Supermicro operates within a highly competitive but rapidly expanding market for AI infrastructure. NVIDIA dominates GPU supply, while traditional server manufacturers including Dell Technologies, Hewlett Packard Enterprise, and Lenovo have aggressively entered the AI server space. Supermicro differentiates primarily through customization capabilities and direct relationships with cloud service providers and enterprise data centers.

The European market specifically presents both opportunity and complexity. The region has committed substantial resources to AI development through initiatives like the European AI Act and regional data sovereignty requirements, creating demand for localized infrastructure solutions. Simultaneously, Europe's regulatory framework around data protection, export controls, and technology standards creates operational complexity that companies like Supermicro must navigate carefully.

The Verda partnership reflects Supermicro's recognition that European expansion requires local partnerships to address regulatory, operational, and customer relationship challenges that cannot be managed from California headquarters alone.

Investor Implications: Risk-Reward Calculus Deteriorates

For equity investors, Supermicro presents a complex risk-reward scenario. The company operates in a structurally attractive market with sustained demand growth driven by enterprise AI adoption, cloud computing expansion, and data center buildout. The Verda partnership demonstrates management's ability to execute international expansion and access new customer segments.

However, the Hold rating and $31.90 price target suggest significant downside risk from current $38.20 trading levels, indicating that analysts are pricing in material probability of adverse outcomes related to regulatory compliance and scrutiny.
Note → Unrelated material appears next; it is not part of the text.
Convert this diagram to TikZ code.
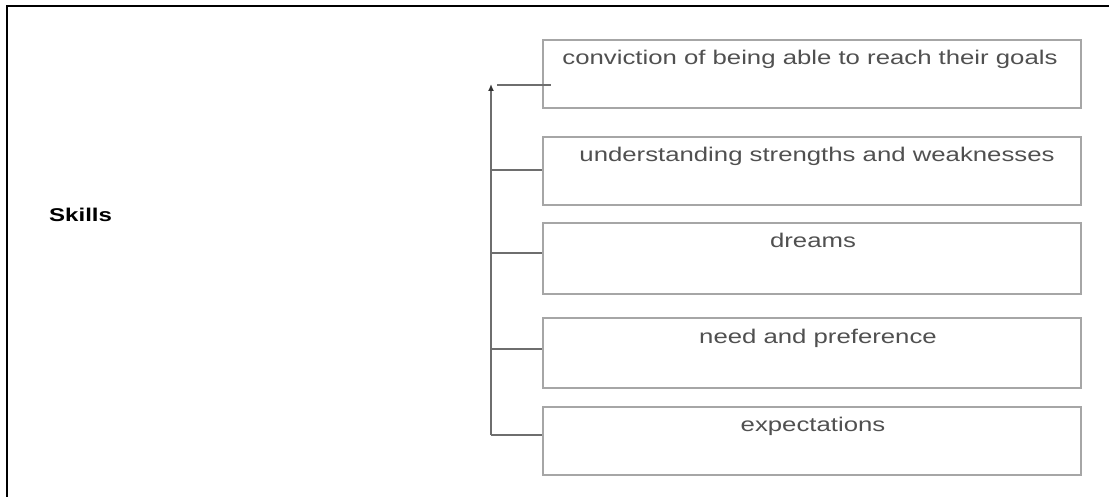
\documentclass[tikz,border=0pt]{standalone}
\usepackage{fontspec}
\setmainfont[FakeStretch=1.3]{Liberation Sans}
\usetikzlibrary{arrows.meta}
\definecolor{boxgray}{HTML}{A6A6A6}
\definecolor{linegray}{HTML}{6E6E6E}
\definecolor{textgray}{HTML}{505050}
\begin{document}
\begin{tikzpicture}[x=1pt,y=-1pt,
  itembox/.style={draw=boxgray,line width=1.5pt,minimum width=538pt,inner sep=0pt},
  itemtext/.style={anchor=base,text=textgray,font=\fontsize{19.8}{23}\selectfont,inner sep=0pt},
  conn/.style={draw=linegray,line width=1.4pt}]
\useasboundingbox (0,0) rectangle (1109,497);
\begin{scope}
\clip (0,0) rectangle (1109,497);
\draw[line width=2pt,black] (7,6) rectangle (1120,510);
\end{scope}
\node[anchor=base west,font=\bfseries\fontsize{18.5}{21}\selectfont,inner sep=0pt] (skills) at (49,222) {Skills};
\node[itembox,minimum height=68pt] (b1) at (812,74) {};
\node[itembox,minimum height=68pt] (b2) at (812,171) {};
\node[itembox,minimum height=71pt] (b3) at (812,258.5) {};
\node[itembox,minimum height=70pt] (b4) at (812,353) {};
\node[itembox,minimum height=68pt] (b5) at (812,441) {};
\node[itemtext] (t1) at (810,65) {conviction of being able to reach their goals};
\node[itemtext] (t2) at (817,162) {understanding strengths and weaknesses};
\node[itemtext] (t3) at (813,248) {dreams};
\node[itemtext] (t4) at (818,343) {need and preference};
\node[itemtext] (t5) at (813,431) {expectations};
\coordinate (top) at (491,84);
\coordinate (c1) at (497,85);
\coordinate (c1e) at (551,85);
\coordinate (k2) at (491,170);
\coordinate (k3) at (491,253);
\coordinate (k4) at (491,349);
\coordinate (k5) at (491,435);
\draw[conn,-{Latex[length=7pt,width=6pt,fill=black!80,color=black!80]}] (k5) -- (top);
\draw[conn] (c1) -- (c1e);
\draw[conn] (k2) -- (k2 -| b2.west);
\draw[conn] (k3) -- (k3 -| b3.west);
\draw[conn] (k4) -- (k4 -| b4.west);
\draw[conn] (k5) -- (k5 -| b5.west);
\end{tikzpicture}
\end{document}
The compliance concerns—particularly criticism from NVIDIA's leadership—cannot be dismissed as minor governance issues; they represent potential existential risks to the business model if they result in supply chain restrictions, customer defection, or export license revocation.

Investors should consider:

  • Event risk: Regulatory investigations or enforcement actions could materially impact stock valuation
  • Customer concentration: Heavy reliance on a small number of major customers creates vulnerability if any customer relationship deteriorates due to compliance concerns
  • NVIDIA dependency: The company's business model depends on continued access to NVIDIA products; any strain could be catastrophic
  • Valuation disconnect: Stock trading above analyst price targets despite acknowledged risks suggests elevated downside probability

Looking Forward: Execution Under Pressure

Supermicro faces a critical inflection point where operational success (represented by the Verda deal and European expansion) coexists with elevated regulatory and compliance risks. Management must simultaneously execute growth initiatives while satisfactorily addressing compliance scrutiny from partners like NVIDIA and regulators in Taiwan, the United States, and Europe.

The next several quarters will determine whether Supermicro can stabilize investor concerns and leverage its AI infrastructure tailwinds for sustained growth, or whether compliance issues metastasize into a broader loss of market confidence. For now, the divergence between positive business developments and negative analyst sentiment suggests that institutional investors are appropriately discounting growth prospects for execution and compliance risks.